Comedia sin brújula
Toda Mayday Club está atravesada por la espina de la paradoja, en tanto que, por un lado, sus imágenes no son sino el reflejo, proyectado por el espejo de su duración, de las contradicciones que la componen; y, por otro, su mismo argumento se choca de frente con el avión de la casualidad. Para entender esto, primero hace falta un poco de contexto: en 2014, Ruben Östlund inició con Fuerza mayor una trilogía en la que convertía los lugares de ocio de la burguesía en el quirófano perfecto en el que diseccionarla, utilizando para ello un bisturí de humor corrosivo que, por momentos, se le escurría de las manos y abría en el pecho de los personajes una herida que sangraba parodia excesiva y brocha gorda. En esta primera cinta, la acción sucedía en un resort para esquiadores en la montaña; en The Square, en un museo de arte contemporáneo; y en El triángulo de la tristeza, en un crucero de lujo. Durante la etapa promocional de esta última, el director sueco afirmó que su siguiente obra tendría lugar durante un vuelo en avión en el que los dispositivos electrónicos fallarían y los pasajeros, ante la tesitura de tener que interactuar entre ellos, se volverían locos. Mayday Club comparte unas cuantas similitudes con las cintas de Östlund; y aunque no son demasiadas, sí son lo suficientemente llamativas como para asignarles parte de la responsabilidad de su hundimiento.
La cinta narra la historia de una mujer (Lydia Leonard) que se apunta a un curso especial para superar su aerofobia (miedo irracional a volar en avión), cuyo examen final consiste en completar un viaje de ida y vuelta junto con el resto del grupo —un excéntrico escritor desfasado por su propia decadencia (Timothy Spall), una ‹influencer› que busca lanzar su carrera (Ella Rumpf), y su novio, un fotógrafo taciturno y de personalidad esquiva (Emun Elliot)—, y el monitor que les instruye (Cain Aiden), ebrio de nervios por ser su primera vez.

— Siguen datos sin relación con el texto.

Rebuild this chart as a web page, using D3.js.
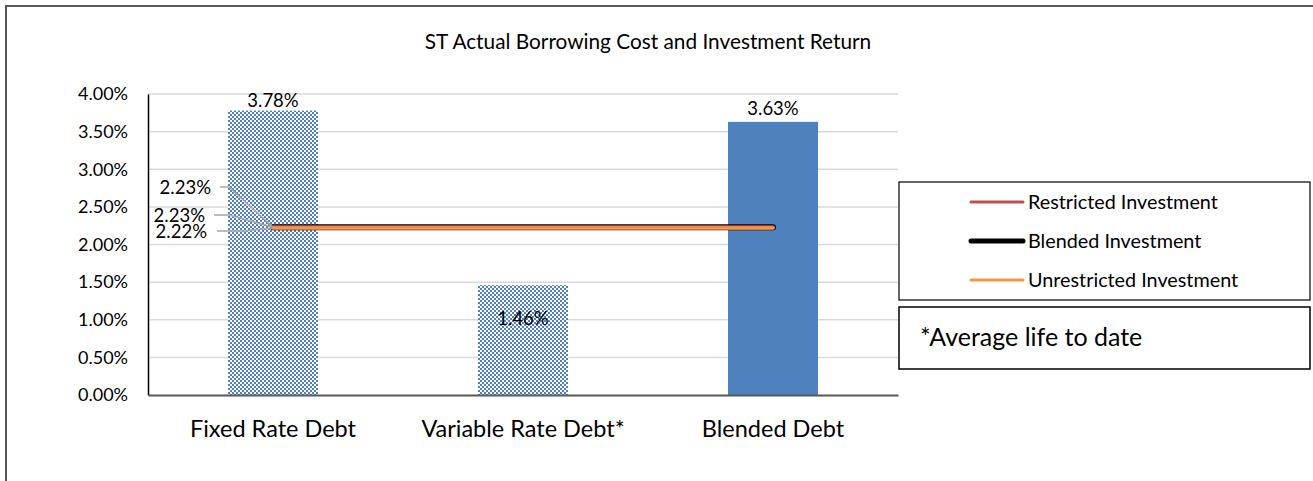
<!DOCTYPE html>
<html>
<head>
<meta charset="utf-8">
<script src="https://cdn.jsdelivr.net/npm/d3@7"></script>
<style>
  body { margin: 0; background: #fff; }
  text { font-family: Lato, "Open Sans", sans-serif; fill: #000; }
</style>
</head>
<body>
<div class="CHART"></div>
<script>
// data
var categories = ["Fixed Rate Debt", "Variable Rate Debt*", "Blended Debt"];
var debtValues = [3.78, 1.46, 3.63];
var debtPattern = ["check", "check", "solid"];
var seriesNames = ["Restricted Investment", "Blended Investment", "Unrestricted Investment"];
var restricted = [2.23, 2.23, 2.23];
var blended = [2.23, 2.23, 2.23];
var unrestricted = [2.22, 2.22, 2.22];
var yTicks = [0, 0.5, 1, 1.5, 2, 2.5, 3, 3.5, 4];

var W = 1313, H = 481;
var pLeft = 148, pRight = 898, pTop = 94, pBottom = 395;

var svg = d3.select(".CHART").append("svg")
    .attr("width", W)
    .attr("height", H);

var defs = svg.append("defs");
var pat = defs.append("pattern")
    .attr("id", "chk")
    .attr("patternUnits", "userSpaceOnUse")
    .attr("width", 4).attr("height", 4);
pat.append("rect").attr("width", 4).attr("height", 4).attr("fill", "#fff");
pat.append("rect").attr("width", 2).attr("height", 2).attr("fill", "#4F81BD");
pat.append("rect").attr("x", 2).attr("y", 2).attr("width", 2).attr("height", 2).attr("fill", "#4F81BD");

// outer frame (only top and left show)
svg.append("line").attr("x1", 5).attr("x2", W).attr("y1", 6).attr("y2", 6)
    .attr("stroke", "#222").attr("stroke-width", 1.5);
svg.append("line").attr("x1", 6).attr("x2", 6).attr("y1", 6).attr("y2", H)
    .attr("stroke", "#555").attr("stroke-width", 2);

var x = d3.scaleBand().domain(categories).range([pLeft, pRight]).paddingInner(0.64).paddingOuter(0.32);
var y = d3.scaleLinear().domain([0, 4]).range([pBottom, pTop]);

// gridlines
svg.selectAll(".grid").data(yTicks.slice(1)).enter().append("line")
    .attr("x1", pLeft).attr("x2", pRight)
    .attr("y1", function(d){ return y(d); }).attr("y2", function(d){ return y(d); })
    .attr("stroke", "#d9d9d9").attr("stroke-width", 1.5);

// y axis
var yAxis = svg.append("g").attr("transform", "translate(" + pLeft + ",0)")
    .call(d3.axisLeft(y).tickValues(yTicks).tickSize(0).tickPadding(20)
        .tickFormat(function(d){ return d.toFixed(2) + "%"; }));
yAxis.select(".domain").attr("stroke", "#000").attr("stroke-width", 1.5);
yAxis.selectAll("text").attr("font-size", "18px").attr("font-family", "Lato");

// bars
svg.selectAll(".bar").data(categories).enter().append("rect")
    .attr("x", function(d){ return x(d); })
    .attr("width", x.bandwidth())
    .attr("y", function(d, i){ return y(debtValues[i]); })
    .attr("height", function(d, i){ return pBottom - y(debtValues[i]); })
    .attr("fill", function(d, i){ return debtPattern[i] == "check" ? "url(#chk)" : "#4F81BD"; });

// x axis
var xAxis = svg.append("g").attr("transform", "translate(0," + pBottom + ")")
    .call(d3.axisBottom(x).tickSize(0));
xAxis.select(".domain").attr("stroke", "#595959").attr("stroke-width", 2);
xAxis.selectAll("text").attr("font-size", "23.5px").attr("font-family", "Lato")
    .attr("dy", null).attr("y", 42);

// bar labels
var barLabelY = [y(debtValues[0]) - 4, y(debtValues[1]) + 40, y(debtValues[2]) - 7];
svg.selectAll(".blab").data(categories).enter().append("text")
    .attr("x", function(d){ return x(d) + x.bandwidth() / 2; })
    .attr("y", function(d, i){ return barLabelY[i]; })
    .attr("text-anchor", "middle")
    .attr("font-size", "18.5px")
    .text(function(d, i){ return debtValues[i].toFixed(2) + "%"; });

// investment lines
var cx = function(i){ return x(categories[i]) + x.bandwidth() / 2; };
var lineGen = d3.line().x(function(d, i){ return cx(i); }).y(function(d){ return y(d); });
var series = [restricted, blended, unrestricted];
var sColor = ["#C0504D", "#000", "#F79646"];
var sWidth = [4, 6, 3.5];
// blended drawn thick behind, then restricted, then unrestricted on top
[1, 0, 2].forEach(function(k){
    svg.append("path").datum(series[k])
        .attr("d", lineGen)
        .attr("fill", "none")
        .attr("stroke", sColor[k])
        .attr("stroke-width", sWidth[k])
        .attr("stroke-linecap", "round");
});

// data labels with leader lines for first point
var labY = [188, 216, 232];
var labX = [211, 205, 207];
var leadStart = [220, 214, 217];
series.forEach(function(s, k){
    var px = cx(0), py = y(s[0]);
    svg.append("polyline")
        .attr("points", leadStart[k] + "," + (labY[k] - 1) + " " + (k == 2 ? 245 : 229) + "," + (labY[k] - 1) + " " + px + "," + py)
        .attr("fill", "none").attr("stroke", "#a6a6a6").attr("stroke-width", 1.5);
    svg.append("text")
        .attr("x", labX[k]).attr("y", labY[k] + 6)
        .attr("text-anchor", "end")
        .attr("font-size", "18.5px")
        .text(s[0].toFixed(2) + "%");
});

// title
svg.append("text")
    .attr("x", 648).attr("y", 49)
    .attr("text-anchor", "middle")
    .attr("font-size", "20.8px")
    .text("ST Actual Borrowing Cost and Investment Return");

// legend
var leg = svg.append("g");
leg.append("rect").attr("x", 899).attr("y", 182).attr("width", 411).attr("height", 118)
    .attr("fill", "#fff").attr("stroke", "#000").attr("stroke-width", 1.2);
var legY = [202, 241, 280];
var legW = [3, 5, 3];
seriesNames.forEach(function(n, k){
    leg.append("line").attr("x1", 971).attr("x2", 1023).attr("y1", legY[k]).attr("y2", legY[k])
        .attr("stroke", sColor[k]).attr("stroke-width", legW[k]).attr("stroke-linecap", "round");
    leg.append("text").attr("x", 1028).attr("y", legY[k] + 7)
        .attr("font-size", "19.8px").text(n);
});

// note box
svg.append("rect").attr("x", 899).attr("y", 307).attr("width", 411).attr("height", 62)
    .attr("fill", "#fff").attr("stroke", "#000").attr("stroke-width", 1.5);
svg.append("text").attr("x", 920).attr("y", 346)
    .attr("font-size", "25px").text("*Average life to date");
</script>
</body>
</html>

Así, como es de esperar, el trayecto termina torpedeado por todo tipo de imprevistos que encienden los miedos de los pasajeros hasta convertirlos en una gran hoguera de inseguridades y actos irracionales.
La casualidad interviene de forma negativa en la cinta, ya que, si las situaciones y personajes que la componen se acercan por momentos al cine de Östlund, el argumento y uno de los lugares en los que acontece —el ‹resort›— no son sino el eco mermado de fuerza expresiva de The Square y compañía, y esto provoca que las escenas del avión parezcan una suerte de borrador de lo que podría ser la próxima cinta del sueco. Un borrador, eso sí, cuyo carácter fortuito resulta casi más divertido que la mitad de los esfuerzos cómicos de su director, Hafsteinn Gunnar Sigurðsson. El principal problema de la película es que su responsable dibuja la silueta de sus imágenes sobre baldosas de aire que intentan sin mucho éxito maquillar su falta de ideas, y luego las rellena con unos tonos grises que se mueven entre lo que quiere ser un humor negro de carcajada bestial y lacerante, y unos destellos surrealistas que no terminan nunca de encajar en la totalidad de la propuesta. No hay un concepto concreto que le dé cuerpo a la obra, ni tampoco una ligera idea de lo que se quiere contar, de lo que se pretende cuestionar a través de la risa o, al menos, de lo que se está poniendo bajo la lupa de la comedia.
Mayday Club comienza con un tono más bien serio que se va diluyendo entre chistes poco trabajados que cuando pretenden ser corrosivos terminan siendo escatológicos —en el peor sentido de la palabra— y cuando intentan romper con el andamiaje realista del relato acaban por ser ilógicos, puesto que el espectador no siente su introducción como algo orgánico, sino, más bien, todo lo contrario. La película, por dar una imagen general de todo el conjunto, dura noventa minutos, que, pese al tono ligero y el buen ritmo del montaje, se terminan haciendo largos.